>> START
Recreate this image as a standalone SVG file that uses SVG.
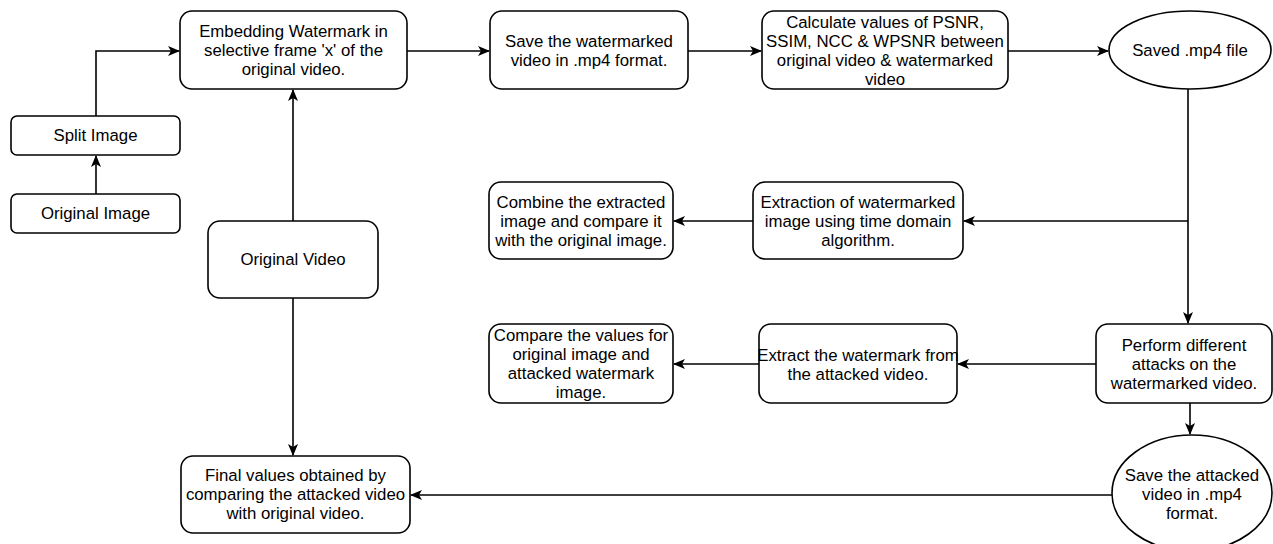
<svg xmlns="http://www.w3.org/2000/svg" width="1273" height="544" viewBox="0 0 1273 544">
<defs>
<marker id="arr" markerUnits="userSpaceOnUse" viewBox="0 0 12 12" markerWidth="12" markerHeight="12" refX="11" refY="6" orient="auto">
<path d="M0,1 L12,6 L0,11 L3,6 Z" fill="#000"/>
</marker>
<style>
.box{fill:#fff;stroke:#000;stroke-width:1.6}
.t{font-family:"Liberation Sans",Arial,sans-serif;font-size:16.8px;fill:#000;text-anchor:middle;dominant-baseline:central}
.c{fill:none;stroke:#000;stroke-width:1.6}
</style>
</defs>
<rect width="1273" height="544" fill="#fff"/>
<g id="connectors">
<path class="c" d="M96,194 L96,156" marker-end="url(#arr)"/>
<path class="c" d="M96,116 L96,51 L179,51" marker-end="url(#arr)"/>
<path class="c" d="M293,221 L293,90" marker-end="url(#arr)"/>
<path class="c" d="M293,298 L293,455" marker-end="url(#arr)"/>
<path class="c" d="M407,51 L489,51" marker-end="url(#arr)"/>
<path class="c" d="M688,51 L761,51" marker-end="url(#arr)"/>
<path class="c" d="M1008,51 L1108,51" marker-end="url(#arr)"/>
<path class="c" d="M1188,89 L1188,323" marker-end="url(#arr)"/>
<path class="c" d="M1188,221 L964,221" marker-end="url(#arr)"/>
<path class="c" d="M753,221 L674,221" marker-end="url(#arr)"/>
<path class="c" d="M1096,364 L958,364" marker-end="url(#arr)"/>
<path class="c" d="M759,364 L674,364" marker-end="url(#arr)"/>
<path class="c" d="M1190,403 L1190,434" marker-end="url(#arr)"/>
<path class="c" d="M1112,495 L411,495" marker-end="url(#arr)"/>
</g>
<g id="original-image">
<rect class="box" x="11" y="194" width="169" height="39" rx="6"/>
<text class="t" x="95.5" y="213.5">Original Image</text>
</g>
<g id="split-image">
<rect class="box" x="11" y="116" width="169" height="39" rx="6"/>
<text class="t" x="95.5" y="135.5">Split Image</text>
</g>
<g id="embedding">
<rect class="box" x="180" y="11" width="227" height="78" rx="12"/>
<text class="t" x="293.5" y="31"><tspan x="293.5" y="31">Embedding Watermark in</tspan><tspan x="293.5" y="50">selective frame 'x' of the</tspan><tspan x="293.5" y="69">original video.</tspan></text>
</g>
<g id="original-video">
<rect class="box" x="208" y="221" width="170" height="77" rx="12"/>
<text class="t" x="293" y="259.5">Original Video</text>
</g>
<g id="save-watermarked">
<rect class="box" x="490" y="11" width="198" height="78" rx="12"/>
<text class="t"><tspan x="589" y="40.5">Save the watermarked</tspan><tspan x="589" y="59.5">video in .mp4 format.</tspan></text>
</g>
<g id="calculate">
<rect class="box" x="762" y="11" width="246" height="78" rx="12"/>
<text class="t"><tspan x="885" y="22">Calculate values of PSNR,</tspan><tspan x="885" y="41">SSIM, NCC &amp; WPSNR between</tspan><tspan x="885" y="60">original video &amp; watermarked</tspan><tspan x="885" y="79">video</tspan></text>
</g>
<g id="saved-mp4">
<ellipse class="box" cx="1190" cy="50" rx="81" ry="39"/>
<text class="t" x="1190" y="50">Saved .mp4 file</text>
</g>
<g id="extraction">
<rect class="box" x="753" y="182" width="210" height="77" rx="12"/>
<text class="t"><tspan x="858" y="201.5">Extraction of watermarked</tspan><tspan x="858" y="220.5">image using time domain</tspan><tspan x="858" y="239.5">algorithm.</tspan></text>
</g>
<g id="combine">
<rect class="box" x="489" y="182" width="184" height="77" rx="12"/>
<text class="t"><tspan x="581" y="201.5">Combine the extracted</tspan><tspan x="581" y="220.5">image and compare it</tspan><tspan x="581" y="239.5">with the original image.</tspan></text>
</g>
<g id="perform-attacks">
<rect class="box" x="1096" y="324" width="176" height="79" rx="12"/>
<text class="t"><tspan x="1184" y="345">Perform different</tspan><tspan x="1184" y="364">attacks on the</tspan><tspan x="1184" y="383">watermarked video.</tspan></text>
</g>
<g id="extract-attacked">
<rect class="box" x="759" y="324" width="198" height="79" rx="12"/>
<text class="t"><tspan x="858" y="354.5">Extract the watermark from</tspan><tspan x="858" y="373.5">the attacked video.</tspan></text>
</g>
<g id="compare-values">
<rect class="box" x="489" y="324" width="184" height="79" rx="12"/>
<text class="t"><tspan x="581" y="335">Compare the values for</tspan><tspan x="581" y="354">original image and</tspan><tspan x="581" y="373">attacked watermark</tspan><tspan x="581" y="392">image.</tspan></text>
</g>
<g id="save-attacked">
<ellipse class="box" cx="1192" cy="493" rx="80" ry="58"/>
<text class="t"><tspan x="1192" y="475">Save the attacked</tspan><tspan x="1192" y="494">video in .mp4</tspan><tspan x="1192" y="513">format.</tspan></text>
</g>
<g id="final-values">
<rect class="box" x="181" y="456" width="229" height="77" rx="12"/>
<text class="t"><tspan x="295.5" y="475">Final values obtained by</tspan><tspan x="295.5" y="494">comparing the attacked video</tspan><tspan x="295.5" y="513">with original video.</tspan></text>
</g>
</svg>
>> END
• EXERCISE DETAILS:
Each line of the material must be retyped exactly, except that images are omitted.

• WORKED ANSWER:
Recreate this image as a standalone SVG file that uses SVG.
<svg xmlns="http://www.w3.org/2000/svg" width="1273" height="544" viewBox="0 0 1273 544">
<defs>
<marker id="arr" markerUnits="userSpaceOnUse" viewBox="0 0 12 12" markerWidth="12" markerHeight="12" refX="11" refY="6" orient="auto">
<path d="M0,1 L12,6 L0,11 L3,6 Z" fill="#000"/>
</marker>
<style>
.box{fill:#fff;stroke:#000;stroke-width:1.6}
.t{font-family:"Liberation Sans",Arial,sans-serif;font-size:16.8px;fill:#000;text-anchor:middle;dominant-baseline:central}
.c{fill:none;stroke:#000;stroke-width:1.6}
</style>
</defs>
<rect width="1273" height="544" fill="#fff"/>
<g id="connectors">
<path class="c" d="M96,194 L96,156" marker-end="url(#arr)"/>
<path class="c" d="M96,116 L96,51 L179,51" marker-end="url(#arr)"/>
<path class="c" d="M293,221 L293,90" marker-end="url(#arr)"/>
<path class="c" d="M293,298 L293,455" marker-end="url(#arr)"/>
<path class="c" d="M407,51 L489,51" marker-end="url(#arr)"/>
<path class="c" d="M688,51 L761,51" marker-end="url(#arr)"/>
<path class="c" d="M1008,51 L1108,51" marker-end="url(#arr)"/>
<path class="c" d="M1188,89 L1188,323" marker-end="url(#arr)"/>
<path class="c" d="M1188,221 L964,221" marker-end="url(#arr)"/>
<path class="c" d="M753,221 L674,221" marker-end="url(#arr)"/>
<path class="c" d="M1096,364 L958,364" marker-end="url(#arr)"/>
<path class="c" d="M759,364 L674,364" marker-end="url(#arr)"/>
<path class="c" d="M1190,403 L1190,434" marker-end="url(#arr)"/>
<path class="c" d="M1112,495 L411,495" marker-end="url(#arr)"/>
</g>
<g id="original-image">
<rect class="box" x="11" y="194" width="169" height="39" rx="6"/>
<text class="t" x="95.5" y="213.5">Original Image</text>
</g>
<g id="split-image">
<rect class="box" x="11" y="116" width="169" height="39" rx="6"/>
<text class="t" x="95.5" y="135.5">Split Image</text>
</g>
<g id="embedding">
<rect class="box" x="180" y="11" width="227" height="78" rx="12"/>
<text class="t" x="293.5" y="31"><tspan x="293.5" y="31">Embedding Watermark in</tspan><tspan x="293.5" y="50">selective frame 'x' of the</tspan><tspan x="293.5" y="69">original video.</tspan></text>
</g>
<g id="original-video">
<rect class="box" x="208" y="221" width="170" height="77" rx="12"/>
<text class="t" x="293" y="259.5">Original Video</text>
</g>
<g id="save-watermarked">
<rect class="box" x="490" y="11" width="198" height="78" rx="12"/>
<text class="t"><tspan x="589" y="40.5">Save the watermarked</tspan><tspan x="589" y="59.5">video in .mp4 format.</tspan></text>
</g>
<g id="calculate">
<rect class="box" x="762" y="11" width="246" height="78" rx="12"/>
<text class="t"><tspan x="885" y="22">Calculate values of PSNR,</tspan><tspan x="885" y="41">SSIM, NCC &amp; WPSNR between</tspan><tspan x="885" y="60">original video &amp; watermarked</tspan><tspan x="885" y="79">video</tspan></text>
</g>
<g id="saved-mp4">
<ellipse class="box" cx="1190" cy="50" rx="81" ry="39"/>
<text class="t" x="1190" y="50">Saved .mp4 file</text>
</g>
<g id="extraction">
<rect class="box" x="753" y="182" width="210" height="77" rx="12"/>
<text class="t"><tspan x="858" y="201.5">Extraction of watermarked</tspan><tspan x="858" y="220.5">image using time domain</tspan><tspan x="858" y="239.5">algorithm.</tspan></text>
</g>
<g id="combine">
<rect class="box" x="489" y="182" width="184" height="77" rx="12"/>
<text class="t"><tspan x="581" y="201.5">Combine the extracted</tspan><tspan x="581" y="220.5">image and compare it</tspan><tspan x="581" y="239.5">with the original image.</tspan></text>
</g>
<g id="perform-attacks">
<rect class="box" x="1096" y="324" width="176" height="79" rx="12"/>
<text class="t"><tspan x="1184" y="345">Perform different</tspan><tspan x="1184" y="364">attacks on the</tspan><tspan x="1184" y="383">watermarked video.</tspan></text>
</g>
<g id="extract-attacked">
<rect class="box" x="759" y="324" width="198" height="79" rx="12"/>
<text class="t"><tspan x="858" y="354.5">Extract the watermark from</tspan><tspan x="858" y="373.5">the attacked video.</tspan></text>
</g>
<g id="compare-values">
<rect class="box" x="489" y="324" width="184" height="79" rx="12"/>
<text class="t"><tspan x="581" y="335">Compare the values for</tspan><tspan x="581" y="354">original image and</tspan><tspan x="581" y="373">attacked watermark</tspan><tspan x="581" y="392">image.</tspan></text>
</g>
<g id="save-attacked">
<ellipse class="box" cx="1192" cy="493" rx="80" ry="58"/>
<text class="t"><tspan x="1192" y="475">Save the attacked</tspan><tspan x="1192" y="494">video in .mp4</tspan><tspan x="1192" y="513">format.</tspan></text>
</g>
<g id="final-values">
<rect class="box" x="181" y="456" width="229" height="77" rx="12"/>
<text class="t"><tspan x="295.5" y="475">Final values obtained by</tspan><tspan x="295.5" y="494">comparing the attacked video</tspan><tspan x="295.5" y="513">with original video.</tspan></text>
</g>
</svg>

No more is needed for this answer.